This week’s episode –
The plot? Who cares. There was a plot? Not really — it was more of a “Doctor Who Greatest Hits” collection: A location that was obviously a quarry; some refugees that need help doing something; the plucky survivability of mankind; some vague monstery-things; a base under seige; running through corridors, etc. None of it really mattered a toss.
It served as a background for the bits of true focus — the reintroduction of The Master, and some nice answers about Jack Harkness.
The whole fob-watch thing was a brilliant solution to the ‘you’re the last of your kind/you are not alone’ paradox. The Master survived because at the time of the destruction of the Time Lords, he wasn’t one. He had gone into hiding, having re-booted himself as a human, with his true identity hidden stored as a “data backup” in the watch (just as the Doctor had done in Human Nature). A neat solution. Of course, we don’t know how he got out of the last mess we saw him in (being thrown into the Eye of Harmoney in the 1996 Doctor Who TV movie), nor do we know why he felt that he needed to hide. But that’s cool — some mystery is always a good thing.

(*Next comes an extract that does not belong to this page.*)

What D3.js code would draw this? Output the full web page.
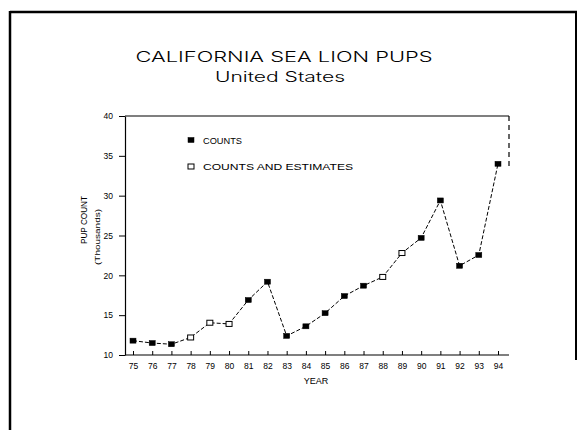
<!DOCTYPE html>
<html>
<head>
<meta charset="utf-8">
<script src="https://cdn.jsdelivr.net/npm/d3@7"></script>
<style>
  html, body { margin: 0; padding: 0; background: #fff; }
  svg { display: block; }
  text { font-family: "Liberation Sans", Arial, sans-serif; fill: #000; }
</style>
</head>
<body>
<svg id="chart" width="579" height="430"></svg>
<script>
// ---- data ----
const years = ["75","76","77","78","79","80","81","82","83","84","85","86","87","88","89","90","91","92","93","94"];
const pupCounts = [11.8, 11.5, 11.35, 12.2, 14.05, 13.9, 16.9, 19.2, 12.4, 13.6, 15.25, 17.4, 18.7, 19.8, 22.8, 24.7, 29.4, 21.2, 22.55, 34.0];
const estimatedYears = ["78","79","80","88","89"];
const yTicks = [10, 15, 20, 25, 30, 35, 40];
const legendLabels = ["COUNTS", "COUNTS AND ESTIMATES"];

const svg = d3.select("#chart");

// outer border of the scanned page
svg.append("line").attr("x1", 10).attr("x2", 577).attr("y1", 12).attr("y2", 12)
  .attr("stroke", "#000").attr("stroke-width", 2.5);
svg.append("line").attr("x1", 10).attr("x2", 10).attr("y1", 11).attr("y2", 430)
  .attr("stroke", "#000").attr("stroke-width", 2.5);
svg.append("line").attr("x1", 576).attr("x2", 576).attr("y1", 11).attr("y2", 360)
  .attr("stroke", "#000").attr("stroke-width", 2);

// titles
const titleFont = "Inter, 'Open Sans', 'Liberation Sans', sans-serif";
svg.append("text").attr("x", 284).attr("y", 62).attr("text-anchor", "middle")
  .style("font-family", titleFont).attr("font-weight", 300)
  .attr("font-size", 14).attr("textLength", 297).attr("lengthAdjust", "spacingAndGlyphs")
  .text("CALIFORNIA SEA LION PUPS");
svg.append("text").attr("x", 280).attr("y", 82).attr("text-anchor", "middle")
  .style("font-family", titleFont).attr("font-weight", 300)
  .attr("font-size", 14).attr("textLength", 130).attr("lengthAdjust", "spacingAndGlyphs")
  .text("United States");

// scales
const x = d3.scalePoint().domain(years).range([133, 498]).padding(0);
const y = d3.scaleLinear().domain([10, 40]).range([355, 116]);
const xLeft = 125, xRight = 509;

// y axis
const gy = svg.append("g").attr("transform", `translate(${xLeft},0)`)
  .call(d3.axisLeft(y).tickValues(yTicks).tickSize(6).tickPadding(6).tickSizeOuter(0));
gy.select(".domain").attr("stroke", "#000").attr("stroke-width", 1.2);
gy.selectAll(".tick line").attr("stroke", "#000").attr("stroke-width", 1);
gy.selectAll(".tick text").attr("font-size", 8.5).style("font-family", "Liberation Sans, Arial, sans-serif");

// x axis
const gx = svg.append("g").attr("transform", `translate(0,355)`)
  .call(d3.axisBottom(x).tickSize(-4).tickPadding(8).tickSizeOuter(0));
gx.select(".domain").attr("d", `M${xLeft},0H${xRight}`).attr("stroke", "#000").attr("stroke-width", 1.2);
gx.selectAll(".tick line").attr("stroke", "#000").attr("stroke-width", 1);
gx.selectAll(".tick text").attr("font-size", 8.5).style("font-family", "Liberation Sans, Arial, sans-serif");

// frame top and partial right
svg.append("line").attr("x1", xLeft).attr("x2", xRight).attr("y1", y(40)).attr("y2", y(40))
  .attr("stroke", "#000").attr("stroke-width", 1.2);
svg.append("line").attr("x1", xRight).attr("x2", xRight).attr("y1", y(40)).attr("y2", y(33.5))
  .attr("stroke", "#000").attr("stroke-width", 1.2).attr("stroke-dasharray", "5,4");

// axis titles
svg.append("text").attr("x", 316).attr("y", 384).attr("text-anchor", "middle")
  .attr("font-size", 9).text("YEAR");
svg.append("text").attr("transform", "translate(87,220) rotate(-90)").attr("text-anchor", "middle")
  .attr("font-size", 9).attr("textLength", 48).attr("lengthAdjust", "spacingAndGlyphs").text("PUP COUNT");
svg.append("text").attr("transform", "translate(100,237) rotate(-90)").attr("text-anchor", "middle")
  .attr("font-size", 8).attr("textLength", 56).attr("lengthAdjust", "spacingAndGlyphs").text("(Thousands)");

// line
const line = d3.line().x((d, i) => x(years[i])).y(d => y(d));
svg.append("path").datum(pupCounts).attr("d", line)
  .attr("fill", "none").attr("stroke", "#000").attr("stroke-width", 1).attr("stroke-dasharray", "4,2");

// markers
const pts = pupCounts.map((v, i) => ({ year: years[i], v, est: estimatedYears.includes(years[i]) }));
svg.selectAll("rect.pt").data(pts).join("rect").attr("class", "pt")
  .attr("x", d => x(d.year) - 3).attr("y", d => y(d.v) - 2.5)
  .attr("width", 6).attr("height", 5)
  .attr("fill", d => d.est ? "#fff" : "#000")
  .attr("stroke", "#000").attr("stroke-width", d => d.est ? 1 : 0.5);

// legend
const legend = svg.append("g");
legendLabels.forEach((lab, i) => {
  const ly = 140 + i * 26.5;
  legend.append("rect").attr("x", 188).attr("y", ly - 2.5).attr("width", 6).attr("height", 5)
    .attr("fill", i === 0 ? "#000" : "#fff").attr("stroke", "#000").attr("stroke-width", i === 0 ? 0.5 : 1);
  legend.append("text").attr("x", 203).attr("y", ly + 3.5).attr("font-size", 9.5)
    .attr("textLength", i === 0 ? 39 : 150).attr("lengthAdjust", "spacingAndGlyphs").text(lab);
});
</script>
</body>
</html>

The regenerated Master, played by John Simm (AKA “Mister Saxon”) looks to be, to quote Jack’s assessment of the 10th Doctor, “cheeky” — far more snarky and almost playful than any of the previous dead-serious incarnations:
“Why don’t we stop and have a nice little chat while I tell you all my plans and you work out a way to stop me…. I don’t think!”

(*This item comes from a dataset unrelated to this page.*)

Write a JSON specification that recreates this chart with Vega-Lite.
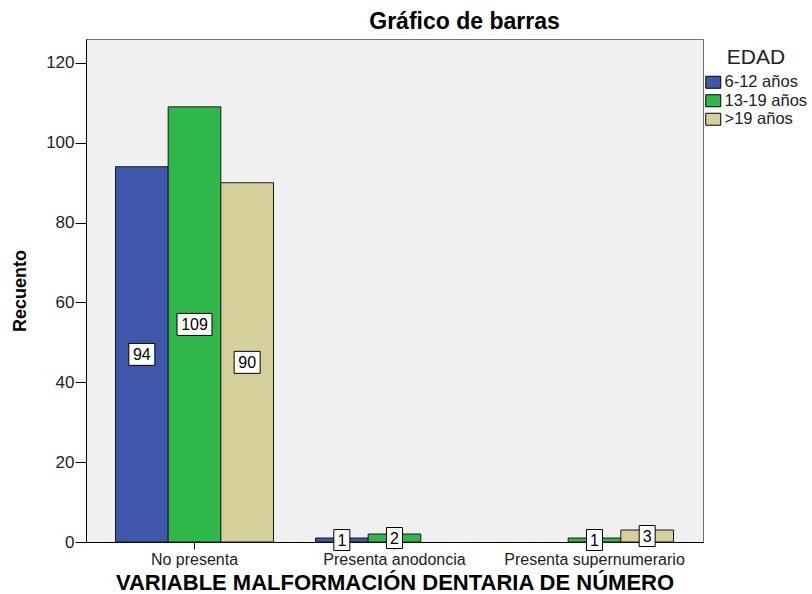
{
  "$schema": "https://vega.github.io/schema/vega-lite/v6.json",
  "width": 617,
  "height": 503,
  "autosize": {"type": "none"},
  "padding": {"left": 86, "top": 39, "right": 109, "bottom": 52},
  "background": "white",
  "title": {"text": "Gráfico de barras", "font": "Liberation Sans", "fontSize": 23, "fontWeight": "bold", "color": "black", "anchor": "middle", "dx": 70, "offset": 5},
  "data": {
    "values": [
      {"malf": "No presenta", "edad": "6-12 años", "n": 94},
      {"malf": "No presenta", "edad": "13-19 años", "n": 109},
      {"malf": "No presenta", "edad": ">19 años", "n": 90},
      {"malf": "Presenta anodoncia", "edad": "6-12 años", "n": 1},
      {"malf": "Presenta anodoncia", "edad": "13-19 años", "n": 2},
      {"malf": "Presenta anodoncia", "edad": ">19 años", "n": 0},
      {"malf": "Presenta supernumerario", "edad": "6-12 años", "n": 0},
      {"malf": "Presenta supernumerario", "edad": "13-19 años", "n": 1},
      {"malf": "Presenta supernumerario", "edad": ">19 años", "n": 3}
    ]
  },
  "encoding": {
    "x": {
      "field": "malf", "type": "nominal",
      "sort": ["No presenta", "Presenta anodoncia", "Presenta supernumerario"],
      "scale": {"paddingInner": 0.21, "paddingOuter": 0.1475},
      "axis": {"title": "VARIABLE MALFORMACIÓN DENTARIA DE NÚMERO", "labelAngle": 0, "labelLimit": 0, "ticks": true, "tickSize": 7, "tickColor": "black", "labelPadding": 2, "labelFontSize": 16, "labelColor": "#222", "titleFontSize": 22, "titleFontWeight": "bold", "titlePadding": 5, "titleColor": "black", "domainColor": "black"}
    },
    "xOffset": {"field": "edad", "type": "nominal", "sort": ["6-12 años", "13-19 años", ">19 años"], "scale": {"paddingInner": 0, "paddingOuter": 0}}
  },
  "layer": [
    {
      "transform": [{"filter": "datum.n > 0"}],
      "mark": {"type": "bar", "stroke": "#1a1a1a", "strokeWidth": 1},
      "encoding": {
        "y": {
          "field": "n", "type": "quantitative",
          "scale": {"domain": [0, 126], "nice": false},
          "axis": {"title": "Recuento", "values": [0, 20, 40, 60, 80, 100, 120], "labelFontSize": 17, "labelColor": "#222", "tickSize": 11, "tickColor": "black", "labelPadding": 1, "domainColor": "black", "titleFontSize": 18, "titleFontWeight": "bold", "titleColor": "black", "titlePadding": 16}
        },
        "color": {
          "field": "edad", "type": "nominal",
          "sort": ["6-12 años", "13-19 años", ">19 años"],
          "scale": {"domain": ["6-12 años", "13-19 años", ">19 años"], "range": ["#3E57AA", "#2EB84A", "#D5D09A"]},
          "legend": {"title": "EDAD", "orient": "none", "legendX": 619, "legendY": 8, "titleFontSize": 21, "titleFontWeight": "normal", "titleColor": "#222", "titleAnchor": "middle", "titlePadding": 6, "symbolType": "M-1,-0.8H1V0.8H-1Z", "symbolSize": 225, "symbolStrokeColor": "black", "symbolStrokeWidth": 1, "labelFontSize": 16.5, "labelColor": "#222", "rowPadding": 1.5, "labelOffset": 3, "symbolOpacity": 1}
        }
      }
    },
    {
      "transform": [{"filter": "datum.n >= 100"}, {"calculate": "datum.n / 2", "as": "mid"}],
      "mark": {"type": "point", "shape": "M-1,-0.629H1V0.629H-1Z", "size": 1225, "filled": true, "fill": "white", "stroke": "black", "strokeWidth": 1, "opacity": 1},
      "encoding": {"y": {"field": "mid", "type": "quantitative"}}
    },
    {
      "transform": [{"filter": "datum.n >= 10 && datum.n < 100"}, {"calculate": "datum.n / 2", "as": "mid"}],
      "mark": {"type": "point", "shape": "M-1,-0.846H1V0.846H-1Z", "size": 676, "filled": true, "fill": "white", "stroke": "black", "strokeWidth": 1, "opacity": 1},
      "encoding": {"y": {"field": "mid", "type": "quantitative"}}
    },
    {
      "transform": [{"filter": "datum.n > 0 && datum.n < 10"}, {"calculate": "datum.n / 2", "as": "mid"}],
      "mark": {"type": "point", "shape": "M-0.762,-1H0.762V1H-0.762Z", "size": 441, "filled": true, "fill": "white", "stroke": "black", "strokeWidth": 1, "opacity": 1},
      "encoding": {"y": {"field": "mid", "type": "quantitative"}}
    },
    {
      "transform": [{"filter": "datum.n > 0"}, {"calculate": "datum.n / 2", "as": "mid"}],
      "mark": {"type": "text", "fontSize": 16, "color": "black", "baseline": "middle", "dy": 1},
      "encoding": {"y": {"field": "mid", "type": "quantitative"}, "text": {"field": "n", "type": "quantitative"}}
    }
  ],
  "config": {
    "font": "Liberation Sans",
    "view": {"fill": "#F0F0F0", "stroke": "#707070", "strokeWidth": 1},
    "axis": {"grid": false, "labelFont": "Liberation Sans", "titleFont": "Liberation Sans"},
    "legend": {"labelFont": "Liberation Sans", "titleFont": "Liberation Sans"},
    "text": {"font": "Liberation Sans"}
  }
}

It was also nifty to hear about how Jack had gotten from the future to present day Cardiff (explaining along the way why we had flashbacks of him in World War 1 in Torchwood.)….and, more importantly, why the Doctor left him in the first place. The idea that the Doctor’s Time Lord senses make him AFRAID of Jack, because Jack is “wrong” is very, very cool.
“You’re a fixed point in time and space. Unchanging. A Fact. You shouldn’t be.”
The fact that this ended on a cliffhanger, making it our first “three parter” in the new show, was unannounced — but it doesn’t really matter. The final two-parter is the real story. This was just the set-up. (Plus, the “cliffhanger” is a false one — the gun is on the mantlepiece already — anybody watching the episode knows that the Doctor is going to repair Jack’s “burned out” Time-Travel wrist-thingie that they made sure to show us, and they’ll use it to travel to present-day London because Martha recognized The Master’s voice as Saxon’s.)
So, the short version: Negligible, unimportant plot, serving as a mise-en-place for the serving up of some tasty character and continuity nifties.